Hemgen comes to the company from Booz Allen Hamilton, where he led talent development for more than 33,000 employees.
Path From Customer to Employee
The path from customer to employee is a well-trodden path in the B2B technology space. The company gains a person with deep knowledge of their products, someone who understands and can speak credibly to learning and development leaders about their pain points and goals.
Booz Allen was already a leader in delivering AI services to government clients, but building AI literacy across its entire internal workforce was a separate and newer challenge that Hemgen was tasked with solving.
The challenge was two-fold: build AI literacy across all roles, not just engineering, and build new AI capabilities against specific roles, such as AI engineers and AI practitioners.
“For that to work, we were thinking about how we go about assessing and understanding where one’s skills and proficiency were at any given point in time. It's one thing for a person to self-report they are AI literate, but I have no way of knowing how AI literate they really are,” said Hemgen.

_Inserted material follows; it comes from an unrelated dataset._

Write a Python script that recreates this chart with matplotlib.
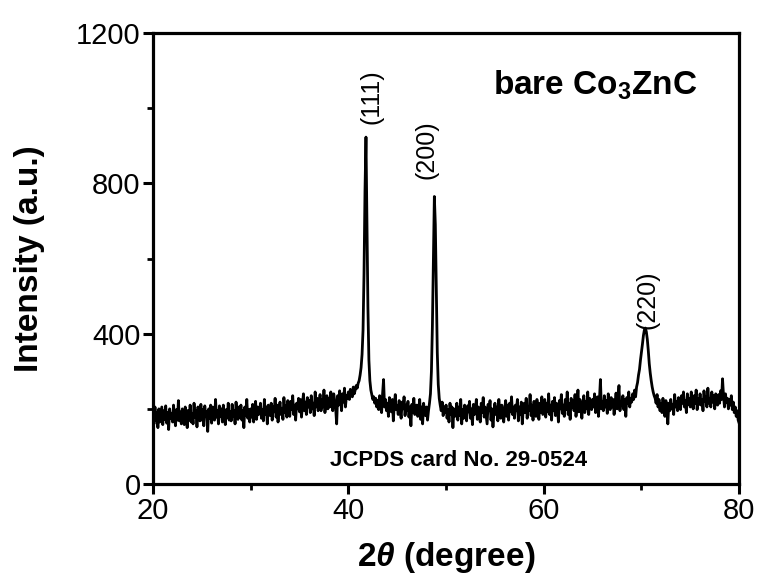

After a review of providers, the company brought in Workera. A successful role-based pilot with 2,000 employees led to what Hemgen called a “light bulb” moment in terms of skills intelligence. Soon after Workera was rolled out for the entire workforce.
Shaping Workera’s Product Map, From Inside and Out
At the time, Hemgen and his team were working with a number of custom-built solutions and ones from other providers. The total cost of maintaining all of these solutions and the need to close existing gaps in skills assessments led him to ask “Could I shift my investment into a single provider that could cover the greater depth?”
Workera’s initial offering focused on mentoring and assessing AI-related skills, reflecting founder and CEO Kian Katanforoosh’s background as an adjunct AI lecturer at Stanford. Hemgen raised the possibility of expansion into skills beyond the initial offering, including what the company calls “power skills”: problem solving, effective communication, teamwork, etc.
Eventually the company gave Hemgen’s team the ability to create their own assessments, a capability now available to all customers.
Hemgen’s new role will see him continue this influence on the company’s roadmap, offering input and bringing in perspective from the clients he works with. “Additionally, since I'm working closely with all the partners, I have a view into their roadmaps. Being able to see this larger ecosystem, where everybody's heading directionally, I can orient our product roadmap compass in the same vein,” he said.
Where the Conversation in Learning and Development Is Headed
Hemgen’s experience at Booz Allen Hamilton shaped his views of the current opportunity for learning and development, but it requires them adjusting their focus.
Learning professionals’ desire to establish ROI has led them to focus on a few, measurable areas: enrollment, course attendance, hours of learning in a period. What’s missing from that conversation — and where the conversation is heading — is building capabilities to achieve specific outcomes, said Hemgen.
“How do I show that we've helped employees acquire the right skills and to the right proficiency that matches the complexity of their work?” Hemgen asked.
Previous approaches relied on self-reported skills, supplemented by peer-reported and manager-reported skills. All three are subject to bias and therefore variable. The lack of trust created by this approach leads to employees losing out on opportunities when their skills go unrecognized and leaders making personnel decisions on incomplete information.
The limited time available to learn new skills adds to the challenge, making it all the more important for what Hemgen calls “precision upskilling.” It’s the difference between a five day boot-camp on a broader topic vs. a one day focused course suited to the person’s current skills and abilities.
Hemgen is excited to see the skills conversation move beyond the talent development space. He calls it a paradigm shift, where the need to continuously upskill is part of every C-level conversation.
“All of a sudden, CTOs and CEOs are thinking about skills differently. Everybody is really concerned about how AI is showing up in work, how it is potentially changing the roles and shifting the skills required. The question becomes ‘What are we doing to upskill our workforce on a continual basis?’ The operative word there is continual,” he said.
Workera Builds Capacity for Its Next Phase
It's a moment Workera has been building toward. The company's nearly 100% revenue growth in the past year has created demand for the kind of go-to-market leadership that can translate that vision into sales.
Workera recently added three other leaders to support this vision: Brad Bernstein as VP of Global Sales, Jessica Harvey as VP of Customer and Amanda Ellsworth as Head of Product Marketing. Bernstein joins the company from HackerRank, where he served as GM North America, VP of sales and revenue. Harvey joins from Mursion, where she served as chief revenue officer, and BetterUp, where she led account management for Fortune 500 workforce transformation programs. Ellsworth comes to the company from Workiva, where she was director of product marketing.
For Hemgen, the move opens up his ability to affect talent development at an unprecedented scale.
“Rather than affect 35,000 employees, I can potentially reach 35 million … through all the clients and partner ecosystems, which I'm responsible for,” said Hemgen. “I know the partners really well. I understand their value proposition. I understand how Workera can best combine these capabilities to achieve those outcomes. So for me, I'm in a unique position at the right time, at the right place.”